— WHAT YOU HAVE TO DO —
Write the number of lines holding the word "this", and nothing else.

---*---

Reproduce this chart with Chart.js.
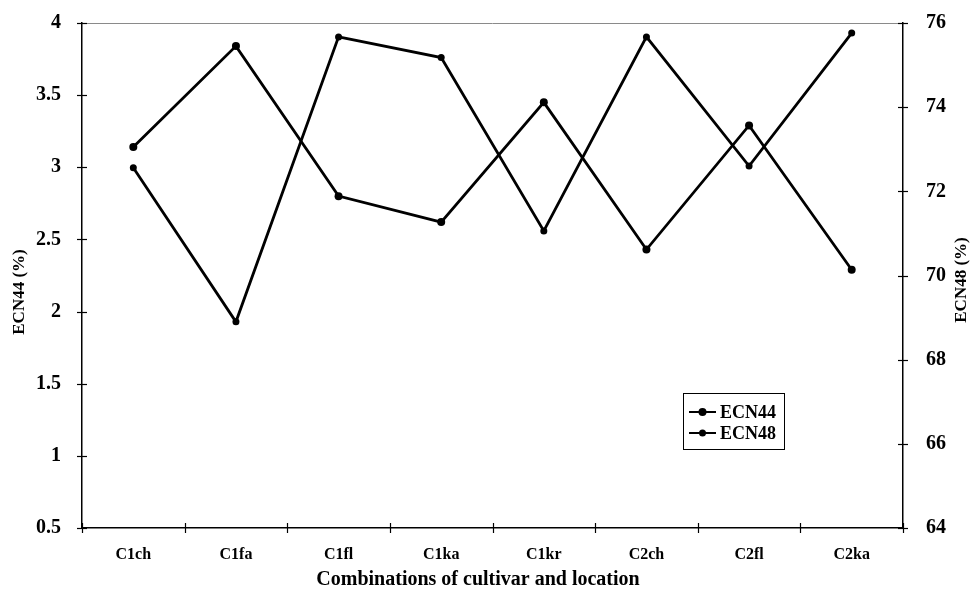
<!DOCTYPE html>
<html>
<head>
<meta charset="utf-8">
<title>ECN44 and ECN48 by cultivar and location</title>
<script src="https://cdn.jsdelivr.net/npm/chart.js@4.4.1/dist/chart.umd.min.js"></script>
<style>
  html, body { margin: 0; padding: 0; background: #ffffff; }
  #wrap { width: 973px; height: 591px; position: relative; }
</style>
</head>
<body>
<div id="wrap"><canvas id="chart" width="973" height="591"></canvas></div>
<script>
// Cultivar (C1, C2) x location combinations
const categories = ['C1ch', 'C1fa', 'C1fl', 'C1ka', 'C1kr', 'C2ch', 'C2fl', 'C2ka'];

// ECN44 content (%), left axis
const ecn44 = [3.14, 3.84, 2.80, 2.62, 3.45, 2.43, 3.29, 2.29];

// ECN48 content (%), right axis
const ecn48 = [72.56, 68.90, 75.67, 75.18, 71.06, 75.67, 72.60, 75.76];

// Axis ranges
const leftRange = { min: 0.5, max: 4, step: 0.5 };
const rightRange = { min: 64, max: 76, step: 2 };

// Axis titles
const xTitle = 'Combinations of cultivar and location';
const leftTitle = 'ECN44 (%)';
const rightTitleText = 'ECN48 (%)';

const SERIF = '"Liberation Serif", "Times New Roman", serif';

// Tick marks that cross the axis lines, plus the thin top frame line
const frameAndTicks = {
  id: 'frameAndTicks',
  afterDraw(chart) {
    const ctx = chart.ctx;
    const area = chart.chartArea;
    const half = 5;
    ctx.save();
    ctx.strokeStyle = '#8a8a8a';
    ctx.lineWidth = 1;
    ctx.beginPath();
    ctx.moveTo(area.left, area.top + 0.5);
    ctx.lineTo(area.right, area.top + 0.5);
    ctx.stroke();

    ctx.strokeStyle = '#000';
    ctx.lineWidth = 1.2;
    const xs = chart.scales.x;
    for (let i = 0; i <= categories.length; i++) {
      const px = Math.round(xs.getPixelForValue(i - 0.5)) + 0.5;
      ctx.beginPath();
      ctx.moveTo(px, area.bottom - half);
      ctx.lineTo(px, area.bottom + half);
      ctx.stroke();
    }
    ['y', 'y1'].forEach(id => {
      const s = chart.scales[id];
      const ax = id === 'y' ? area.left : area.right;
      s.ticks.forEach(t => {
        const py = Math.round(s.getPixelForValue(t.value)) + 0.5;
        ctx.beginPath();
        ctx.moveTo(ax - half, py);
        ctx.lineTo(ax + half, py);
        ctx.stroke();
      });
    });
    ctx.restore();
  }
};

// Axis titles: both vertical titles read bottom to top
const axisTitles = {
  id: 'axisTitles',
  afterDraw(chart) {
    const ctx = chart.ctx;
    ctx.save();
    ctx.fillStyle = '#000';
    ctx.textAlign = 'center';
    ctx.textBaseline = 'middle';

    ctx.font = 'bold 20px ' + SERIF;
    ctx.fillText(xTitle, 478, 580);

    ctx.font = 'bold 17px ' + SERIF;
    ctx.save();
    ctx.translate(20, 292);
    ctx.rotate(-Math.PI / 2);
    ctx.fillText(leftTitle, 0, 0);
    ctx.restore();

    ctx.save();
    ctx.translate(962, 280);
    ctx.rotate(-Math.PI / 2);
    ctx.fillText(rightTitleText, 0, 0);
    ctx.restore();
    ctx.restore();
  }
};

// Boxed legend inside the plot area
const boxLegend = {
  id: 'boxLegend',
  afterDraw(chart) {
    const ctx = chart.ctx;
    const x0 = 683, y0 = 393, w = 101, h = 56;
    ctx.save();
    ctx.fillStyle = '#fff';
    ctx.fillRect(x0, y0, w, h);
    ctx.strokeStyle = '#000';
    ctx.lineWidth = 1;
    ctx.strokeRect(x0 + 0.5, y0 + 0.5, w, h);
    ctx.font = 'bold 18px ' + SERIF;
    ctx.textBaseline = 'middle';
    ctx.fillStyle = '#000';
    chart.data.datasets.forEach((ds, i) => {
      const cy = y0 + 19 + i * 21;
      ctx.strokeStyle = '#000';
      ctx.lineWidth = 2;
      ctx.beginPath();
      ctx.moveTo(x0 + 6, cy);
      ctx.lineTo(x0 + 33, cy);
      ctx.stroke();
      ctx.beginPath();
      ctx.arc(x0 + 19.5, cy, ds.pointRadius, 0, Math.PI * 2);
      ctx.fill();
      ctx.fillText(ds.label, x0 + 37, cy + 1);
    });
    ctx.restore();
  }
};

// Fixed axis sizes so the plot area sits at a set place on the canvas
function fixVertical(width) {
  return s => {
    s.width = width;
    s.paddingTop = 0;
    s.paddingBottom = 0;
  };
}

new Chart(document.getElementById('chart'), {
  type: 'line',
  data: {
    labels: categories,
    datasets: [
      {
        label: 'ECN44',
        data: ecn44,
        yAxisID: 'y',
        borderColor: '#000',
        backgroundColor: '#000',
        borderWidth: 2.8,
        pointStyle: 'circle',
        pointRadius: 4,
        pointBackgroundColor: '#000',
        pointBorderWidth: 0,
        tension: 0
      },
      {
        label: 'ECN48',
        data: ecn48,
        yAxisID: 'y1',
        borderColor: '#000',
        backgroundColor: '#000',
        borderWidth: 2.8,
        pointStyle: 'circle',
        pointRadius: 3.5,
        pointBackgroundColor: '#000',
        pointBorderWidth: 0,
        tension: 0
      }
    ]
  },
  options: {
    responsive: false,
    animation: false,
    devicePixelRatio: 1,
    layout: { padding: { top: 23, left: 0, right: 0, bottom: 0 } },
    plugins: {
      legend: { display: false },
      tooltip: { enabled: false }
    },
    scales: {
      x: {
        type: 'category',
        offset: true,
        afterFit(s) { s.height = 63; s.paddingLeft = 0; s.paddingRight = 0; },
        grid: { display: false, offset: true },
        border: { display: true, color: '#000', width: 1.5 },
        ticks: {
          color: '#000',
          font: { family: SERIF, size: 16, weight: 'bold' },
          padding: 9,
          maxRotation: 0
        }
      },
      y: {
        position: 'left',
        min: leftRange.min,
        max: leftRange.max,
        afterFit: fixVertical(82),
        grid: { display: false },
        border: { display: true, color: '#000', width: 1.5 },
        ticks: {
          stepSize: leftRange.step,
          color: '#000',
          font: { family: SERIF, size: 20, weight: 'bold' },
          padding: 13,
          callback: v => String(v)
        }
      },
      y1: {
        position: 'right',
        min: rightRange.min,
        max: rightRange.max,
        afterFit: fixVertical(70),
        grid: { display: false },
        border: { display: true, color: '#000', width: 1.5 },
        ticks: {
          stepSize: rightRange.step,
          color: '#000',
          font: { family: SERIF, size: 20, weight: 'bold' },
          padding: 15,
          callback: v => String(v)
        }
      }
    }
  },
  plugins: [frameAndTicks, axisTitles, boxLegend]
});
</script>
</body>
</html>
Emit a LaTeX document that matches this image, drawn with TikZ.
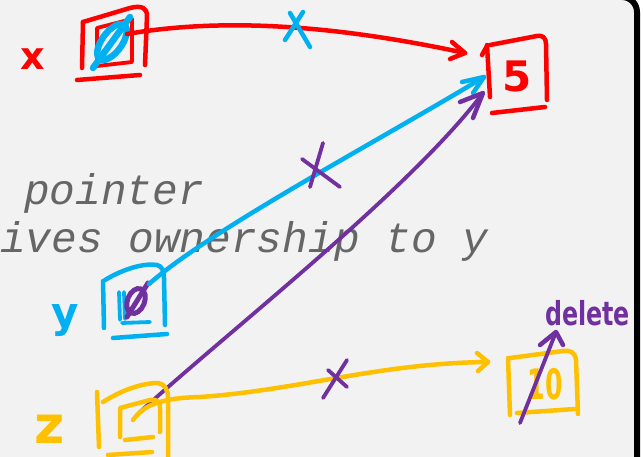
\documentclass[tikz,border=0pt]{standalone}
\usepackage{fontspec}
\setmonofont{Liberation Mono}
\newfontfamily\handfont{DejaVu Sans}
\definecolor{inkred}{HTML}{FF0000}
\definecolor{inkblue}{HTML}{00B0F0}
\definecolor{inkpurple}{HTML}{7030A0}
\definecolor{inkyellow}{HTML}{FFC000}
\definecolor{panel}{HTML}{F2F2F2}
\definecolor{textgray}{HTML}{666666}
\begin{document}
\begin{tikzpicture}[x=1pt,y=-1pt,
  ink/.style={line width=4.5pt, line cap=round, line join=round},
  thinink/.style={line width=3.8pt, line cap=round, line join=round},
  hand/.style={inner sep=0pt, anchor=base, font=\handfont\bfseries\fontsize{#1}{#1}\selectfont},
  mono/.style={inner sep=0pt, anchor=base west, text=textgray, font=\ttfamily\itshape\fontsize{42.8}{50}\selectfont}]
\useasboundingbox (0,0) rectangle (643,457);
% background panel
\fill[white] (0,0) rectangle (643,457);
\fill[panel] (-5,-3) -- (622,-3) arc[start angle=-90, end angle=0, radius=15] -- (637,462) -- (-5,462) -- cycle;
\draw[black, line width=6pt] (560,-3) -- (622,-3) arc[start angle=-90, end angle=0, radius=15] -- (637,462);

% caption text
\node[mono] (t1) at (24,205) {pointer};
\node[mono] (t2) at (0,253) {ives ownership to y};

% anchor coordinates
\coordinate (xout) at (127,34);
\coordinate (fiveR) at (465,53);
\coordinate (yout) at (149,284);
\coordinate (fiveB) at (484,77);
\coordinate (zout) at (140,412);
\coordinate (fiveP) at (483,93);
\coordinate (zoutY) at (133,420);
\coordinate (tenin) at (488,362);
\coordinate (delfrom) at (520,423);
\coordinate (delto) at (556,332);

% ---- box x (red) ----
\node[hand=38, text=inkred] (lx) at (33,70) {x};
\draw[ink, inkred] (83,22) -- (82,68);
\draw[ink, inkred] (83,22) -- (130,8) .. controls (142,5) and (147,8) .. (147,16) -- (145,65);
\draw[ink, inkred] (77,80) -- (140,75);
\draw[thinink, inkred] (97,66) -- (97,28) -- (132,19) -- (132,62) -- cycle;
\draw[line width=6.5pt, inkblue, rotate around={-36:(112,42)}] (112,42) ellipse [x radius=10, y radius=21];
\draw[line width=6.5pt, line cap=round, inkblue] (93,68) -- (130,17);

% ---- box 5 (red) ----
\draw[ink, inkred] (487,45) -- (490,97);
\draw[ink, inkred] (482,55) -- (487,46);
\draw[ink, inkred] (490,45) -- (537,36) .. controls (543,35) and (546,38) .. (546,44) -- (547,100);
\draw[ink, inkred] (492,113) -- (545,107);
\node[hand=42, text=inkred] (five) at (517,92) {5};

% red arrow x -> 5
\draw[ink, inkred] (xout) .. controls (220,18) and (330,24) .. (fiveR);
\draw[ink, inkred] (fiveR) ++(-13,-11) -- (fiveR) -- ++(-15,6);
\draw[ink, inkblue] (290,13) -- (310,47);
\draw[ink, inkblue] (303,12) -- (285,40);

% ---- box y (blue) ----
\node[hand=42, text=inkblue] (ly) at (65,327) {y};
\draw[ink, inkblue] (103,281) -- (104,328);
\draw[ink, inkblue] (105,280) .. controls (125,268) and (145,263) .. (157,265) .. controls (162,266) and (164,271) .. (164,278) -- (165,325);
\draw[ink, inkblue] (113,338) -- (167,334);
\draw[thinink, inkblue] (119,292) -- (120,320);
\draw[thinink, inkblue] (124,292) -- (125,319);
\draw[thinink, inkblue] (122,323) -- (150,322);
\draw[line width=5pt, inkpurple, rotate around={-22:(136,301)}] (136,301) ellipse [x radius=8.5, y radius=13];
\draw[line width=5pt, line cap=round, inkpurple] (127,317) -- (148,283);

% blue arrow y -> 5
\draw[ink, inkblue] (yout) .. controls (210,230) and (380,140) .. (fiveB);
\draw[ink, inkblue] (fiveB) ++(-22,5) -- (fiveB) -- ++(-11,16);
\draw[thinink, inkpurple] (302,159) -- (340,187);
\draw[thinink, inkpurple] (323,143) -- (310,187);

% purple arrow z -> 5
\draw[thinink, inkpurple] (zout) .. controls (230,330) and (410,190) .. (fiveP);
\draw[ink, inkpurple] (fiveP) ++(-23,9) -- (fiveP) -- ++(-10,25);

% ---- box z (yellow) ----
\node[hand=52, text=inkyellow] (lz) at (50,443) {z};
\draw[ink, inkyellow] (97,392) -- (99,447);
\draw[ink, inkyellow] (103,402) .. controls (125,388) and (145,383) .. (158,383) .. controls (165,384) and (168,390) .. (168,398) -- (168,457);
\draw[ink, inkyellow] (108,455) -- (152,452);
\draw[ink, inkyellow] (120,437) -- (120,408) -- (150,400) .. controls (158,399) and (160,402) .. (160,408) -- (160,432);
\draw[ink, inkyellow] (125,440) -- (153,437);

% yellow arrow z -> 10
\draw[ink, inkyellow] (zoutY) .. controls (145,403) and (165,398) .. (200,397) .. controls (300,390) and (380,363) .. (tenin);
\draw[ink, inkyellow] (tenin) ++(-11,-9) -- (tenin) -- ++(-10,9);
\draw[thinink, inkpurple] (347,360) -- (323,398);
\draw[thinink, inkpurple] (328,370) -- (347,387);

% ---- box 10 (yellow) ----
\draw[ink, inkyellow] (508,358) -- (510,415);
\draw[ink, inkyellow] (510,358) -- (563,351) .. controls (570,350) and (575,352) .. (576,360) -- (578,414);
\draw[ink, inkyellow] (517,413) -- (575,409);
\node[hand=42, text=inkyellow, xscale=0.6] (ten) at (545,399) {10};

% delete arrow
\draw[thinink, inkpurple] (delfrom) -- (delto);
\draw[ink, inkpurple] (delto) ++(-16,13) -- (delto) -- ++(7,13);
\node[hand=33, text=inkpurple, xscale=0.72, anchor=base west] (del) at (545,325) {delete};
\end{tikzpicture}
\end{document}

---*---

— COMPLETE RESPONSE —
2